Appena fuori dal vortice dei corpi e delle voci, nelle ultime botteghe ancora aperte campeggiano, ritratti sulle tammorre o in piccole foto e dipinti, i riferimenti divini ed umani di questo singolare popolo della notte, e sono in ordine confuso come balzano all’occhio: la mamma Schiavona, Padre Pio, il Mahatma Gandhi, Totò, Eduardo, Marcello Mastroianni e finanche ‘o guerriero Pietro Taricone, pietosamente anch’egli assurto a nume tutelare all’indomani della sua acerba dipartita. Tutti insieme, e tutta insieme la tribù che balla gusta le ultime fette di formaggio fresco e insaccato, innaffiate dall’offerta rituale del vino.
Girano le lancette, e gli spazi di vuoto e silenzio prevalgono sulle isole superstiti di ballo: i pipistrelli contendono alle cartacce gli eleganti volteggi nel vento, mentre si appresta l’ora cruciale della partenza per la cima del Sacro Monte.
Sono le cinque nella piazza di Ospedaletto, e i pellegrini incominciano ad affluire verso l’imbocco della vecchia mulattiera per Montevergine.
Basta un’occhiata ai capannelli al bar per capire che non sono i ballerini della notte appena trascorsa: queste sono figure più scoutistiche, con stemmi e gonfaloni di vari comuni irpini.
Si avvicina una giovane donna in scarpette e zainetto, preoccupata di non trovare il punto di raduno indicato sui manifesti; la rassicuro che è qui, adesso arrivano tutti e partiamo, ma una veloce indagine ci svela subito che ognuno sta partendo per i fatti suoi, anzi molti sono già partiti. È ancora buio, la strada non la conosciamo, lei non ha torcia, e io ne ho una poco adatta. Ci soccorre un ragazzotto allegro, con un fanale all’altezza della bisogna, e andiamo.

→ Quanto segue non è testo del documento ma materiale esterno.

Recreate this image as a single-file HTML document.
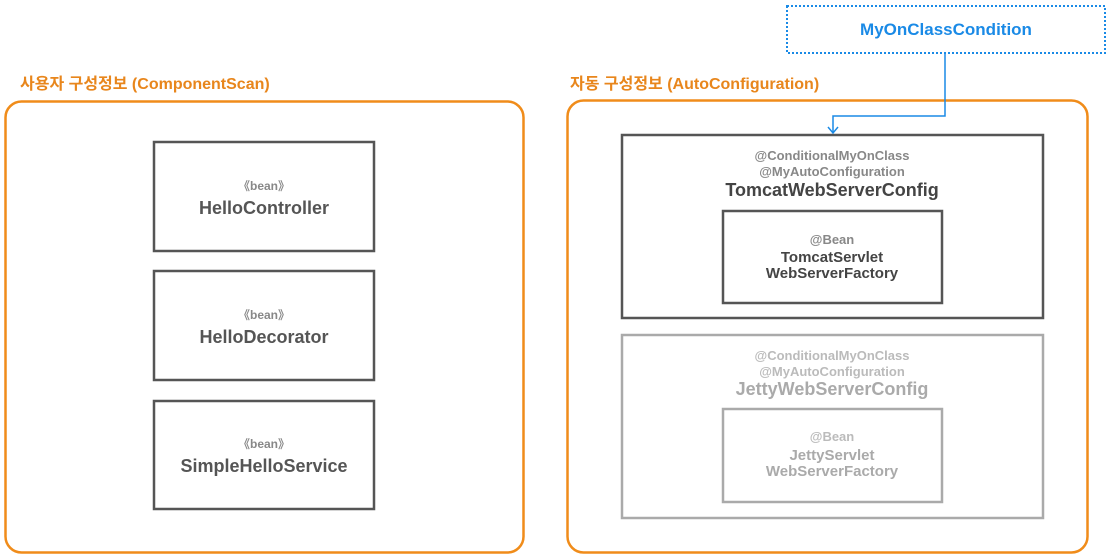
<!DOCTYPE html>
<html><head><meta charset="utf-8"><style>
body{margin:0;background:#fff;width:1112px;height:556px;overflow:hidden}
svg{display:block}
text{font-family:"Liberation Sans","Noto Sans CJK KR",sans-serif;font-weight:bold;text-anchor:middle}
</style></head><body>
<svg width="1112" height="556" viewBox="0 0 1112 556">
<text x="20" y="89" style="text-anchor:start" font-size="16" fill="#e8861c">사용자 구성정보 (ComponentScan)</text>
<text x="570" y="89" style="text-anchor:start" font-size="16" fill="#e8861c">자동 구성정보 (AutoConfiguration)</text>
<rect x="5.5" y="101.5" width="518" height="451" rx="16" fill="none" stroke="#f08c1a" stroke-width="2.5"/>
<rect x="567.5" y="100.5" width="520" height="452" rx="16" fill="none" stroke="#f08c1a" stroke-width="2.5"/>

<g stroke="#555" stroke-width="2.5" fill="#fff">
<rect x="154" y="142" width="220" height="109"/>
<rect x="154" y="271" width="220" height="109"/>
<rect x="154" y="401" width="220" height="108"/>
<rect x="622" y="135" width="421" height="183"/>
<rect x="723" y="211" width="219" height="92"/>
</g>
<g stroke="#aaa" stroke-width="2.5" fill="#fff">
<rect x="622" y="335" width="421" height="183"/>
<rect x="723" y="409" width="219" height="93"/>
</g>
<g fill="#888" font-size="12">
<text x="264" y="190" font-weight="normal">《bean》</text>
<text x="264" y="319" font-weight="normal">《bean》</text>
<text x="264" y="448" font-weight="normal">《bean》</text>
</g>
<g fill="#555" font-size="18">
<text x="264" y="214">HelloController</text>
<text x="264" y="343">HelloDecorator</text>
<text x="264" y="472">SimpleHelloService</text>
</g>
<g fill="#888" font-size="13">
<text x="832" y="160" font-weight="normal">@ConditionalMyOnClass</text>
<text x="832" y="176" font-weight="normal">@MyAutoConfiguration</text>
<text x="832" y="244" font-weight="normal">@Bean</text>
</g>
<text x="832" y="196" font-size="18" fill="#444">TomcatWebServerConfig</text>
<text x="832" y="262" font-size="15" fill="#444">TomcatServlet</text>
<text x="832" y="278" font-size="15" fill="#444">WebServerFactory</text>
<g fill="#bbb" font-size="13">
<text x="832" y="360" font-weight="normal">@ConditionalMyOnClass</text>
<text x="832" y="376" font-weight="normal">@MyAutoConfiguration</text>
<text x="832" y="441" font-weight="normal">@Bean</text>
</g>
<text x="832" y="395" font-size="18" fill="#aaa">JettyWebServerConfig</text>
<text x="832" y="460" font-size="15" fill="#aaa">JettyServlet</text>
<text x="832" y="476" font-size="15" fill="#aaa">WebServerFactory</text>

<rect x="787" y="6" width="318" height="47" fill="#fff" stroke="#1a8ae6" stroke-width="2" stroke-dasharray="2 2"/>
<text x="946" y="35" font-size="17" fill="#1a8ae6">MyOnClassCondition</text>
<polyline points="945,53 945,116 833,116 833,133" fill="none" stroke="#1a8ae6" stroke-width="1.5"/>
<polyline points="828,127 833,133 838,127" fill="none" stroke="#1a8ae6" stroke-width="1.5"/>
</svg>
</body></html>
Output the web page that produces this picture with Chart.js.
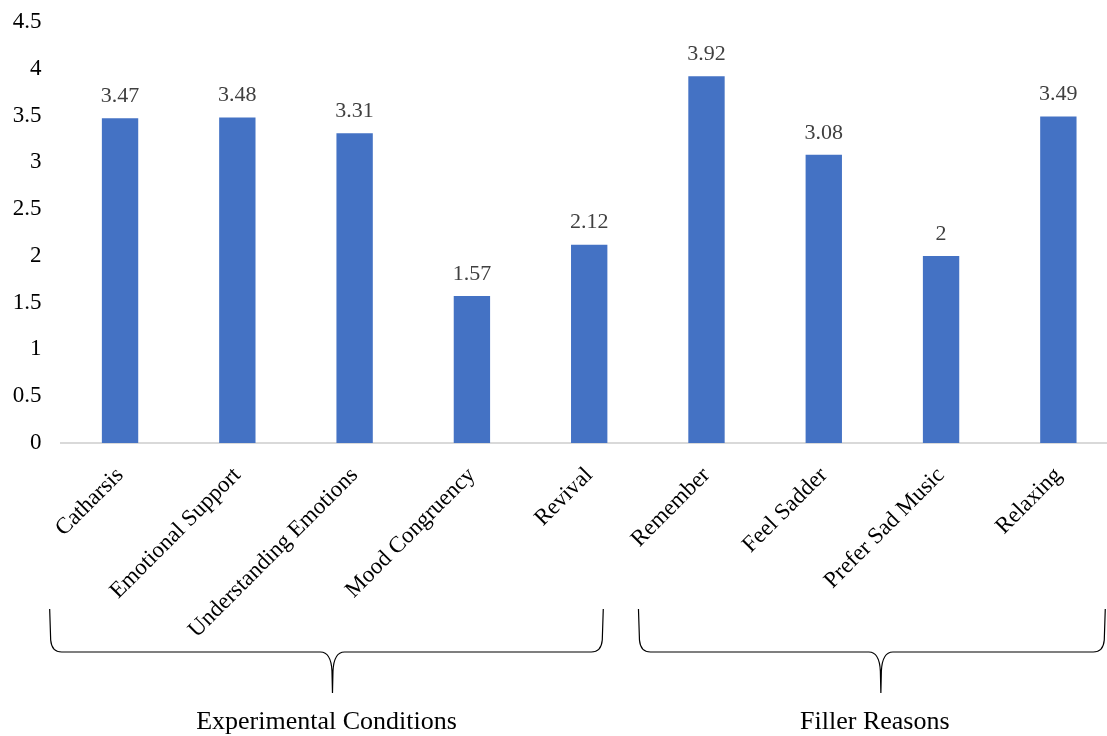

I miei tre compagni – si è aggiunta la fidanzatina del ragazzo – sono qua per un voto, arrancano per motivi misteriosi che nessuno di loro mi dice. Io sono l’unico abituato alla montagna e procedo senza sforzo, oltre ad essere l’unico qui per libera scelta e non per promessa. Con la fatica che gli costa, devono essere davvero motivati per soffrire così, la strada è veramente brutta, sconnessa e pericolosa. Il ragazzo mi racconta che non è la prima volta che fa la Juta, continuando a tacermene le motivazioni.
Sempre al buio, arriviamo alla tappa detta “a’ seggia ra’ Madonna”, uno stretto sedile naturale scavato nella pietra di una grotta, dove le ragazze siedono a turno: scoprirò poi che è una sorta di ordalia di virtù virginale. Le donne anziane invece pronunciano, nel buio rotto dai flash dei cellulari, le invocazioni tradizionalmente previste a questo punto del cammino. L’atmosfera è inquietante, con le voci chiocce e i lampi rossi che squarciano l’oscurità.
Ripartiamo risalendo il costone ovest del monte proprio mentre albeggia. Sarà una splendida giornata, e i più informati mi mostrano, in basso nella vallata, i comuni vesuviani adagiati alla base del vulcano e – addirittura! – l’isola di Capri. Di qui, in linea d’aria, è vicinissima.
Ancora quattro o cinque tornanti – sono undici in tutto, mi dicono – ed eccoci in vista del santuario. Ci avremo messa un’oretta o poco più, e sciamiamo felici sul sagrato pieno di gente allegra, che si conosce e si saluta come davanti al cortile di casa; o in qualche modo si sono dati appuntamento, o forse invece è la montagna ad essere il loro grande paese fatto a saliscendi.
Sulle gradinate dell’abbazia, fedeli di tutte le età intonano un canto di ringraziamento dal sapore drammatico, la cui intensa melodia sembra emergere dalla notte dei tempi. Guida il coro una vecchina vestita di scuro, dai grigi capelli raccolti in una crocchia, le rughe profonde ed i lobi bucati: l’aspetto è fragile, ma la voce è potente e impostata.
Ritrovo alcuni dei giovani che ho visto ballare tutta la notte. Dormono sdraiati sui gradoni, mentre le campane battono le dieci: è ora di entrare in chiesa per la messa… o avviarsi al rientro a valle.